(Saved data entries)
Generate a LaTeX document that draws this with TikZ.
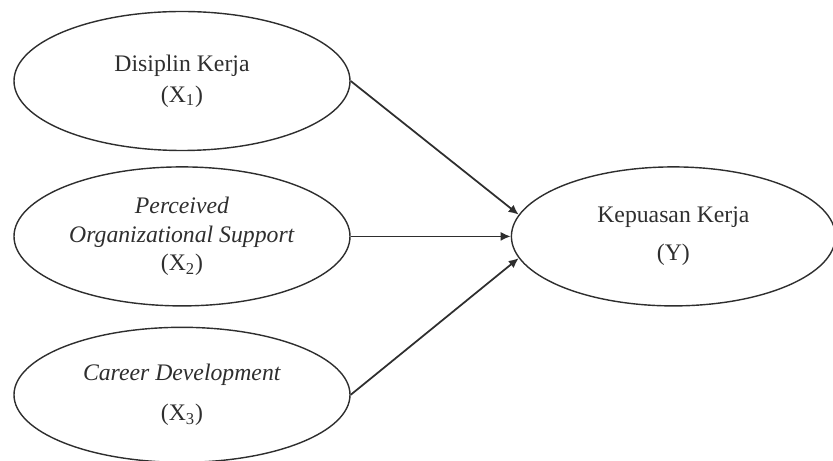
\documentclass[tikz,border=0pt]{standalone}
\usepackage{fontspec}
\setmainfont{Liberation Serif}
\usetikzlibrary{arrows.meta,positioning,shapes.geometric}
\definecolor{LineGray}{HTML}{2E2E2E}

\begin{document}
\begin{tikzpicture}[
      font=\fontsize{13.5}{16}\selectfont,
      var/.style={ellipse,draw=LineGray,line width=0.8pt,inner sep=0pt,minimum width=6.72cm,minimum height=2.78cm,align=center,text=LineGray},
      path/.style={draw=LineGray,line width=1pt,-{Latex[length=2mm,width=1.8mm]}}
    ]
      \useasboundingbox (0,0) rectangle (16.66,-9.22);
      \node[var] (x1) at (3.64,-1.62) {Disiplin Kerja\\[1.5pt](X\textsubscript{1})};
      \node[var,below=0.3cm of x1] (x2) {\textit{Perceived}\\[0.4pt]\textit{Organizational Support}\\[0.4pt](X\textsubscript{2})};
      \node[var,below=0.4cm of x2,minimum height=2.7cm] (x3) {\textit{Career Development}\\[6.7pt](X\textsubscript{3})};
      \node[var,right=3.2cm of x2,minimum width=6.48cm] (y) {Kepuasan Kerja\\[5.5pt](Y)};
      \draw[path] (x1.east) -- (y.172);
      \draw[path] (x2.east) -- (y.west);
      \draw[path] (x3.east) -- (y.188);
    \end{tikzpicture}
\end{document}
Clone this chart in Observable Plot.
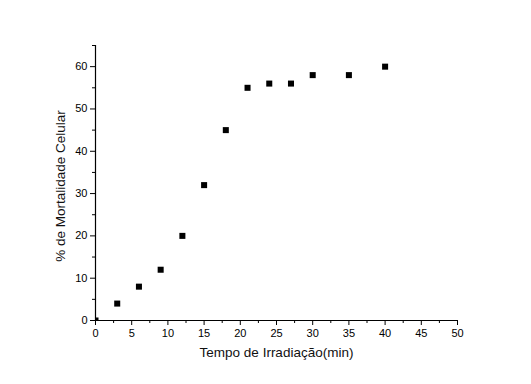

#### Problem details
Above are the records; reproduce them exactly and leave out the pictures.

#### Exercise response
Generate a LaTeX document that draws this with TikZ.
\documentclass[tikz,border=0pt]{standalone}
\usepackage{fontspec}
\setmainfont{Liberation Serif}
\usetikzlibrary{arrows.meta,positioning,shapes.geometric}
\definecolor{LineGray}{HTML}{2E2E2E}

\begin{document}
\begin{tikzpicture}[
      font=\fontsize{13.5}{16}\selectfont,
      var/.style={ellipse,draw=LineGray,line width=0.8pt,inner sep=0pt,minimum width=6.72cm,minimum height=2.78cm,align=center,text=LineGray},
      path/.style={draw=LineGray,line width=1pt,-{Latex[length=2mm,width=1.8mm]}}
    ]
      \useasboundingbox (0,0) rectangle (16.66,-9.22);
      \node[var] (x1) at (3.64,-1.62) {Disiplin Kerja\\[1.5pt](X\textsubscript{1})};
      \node[var,below=0.3cm of x1] (x2) {\textit{Perceived}\\[0.4pt]\textit{Organizational Support}\\[0.4pt](X\textsubscript{2})};
      \node[var,below=0.4cm of x2,minimum height=2.7cm] (x3) {\textit{Career Development}\\[6.7pt](X\textsubscript{3})};
      \node[var,right=3.2cm of x2,minimum width=6.48cm] (y) {Kepuasan Kerja\\[5.5pt](Y)};
      \draw[path] (x1.east) -- (y.172);
      \draw[path] (x2.east) -- (y.west);
      \draw[path] (x3.east) -- (y.188);
    \end{tikzpicture}
\end{document}
Clone this chart in Observable Plot.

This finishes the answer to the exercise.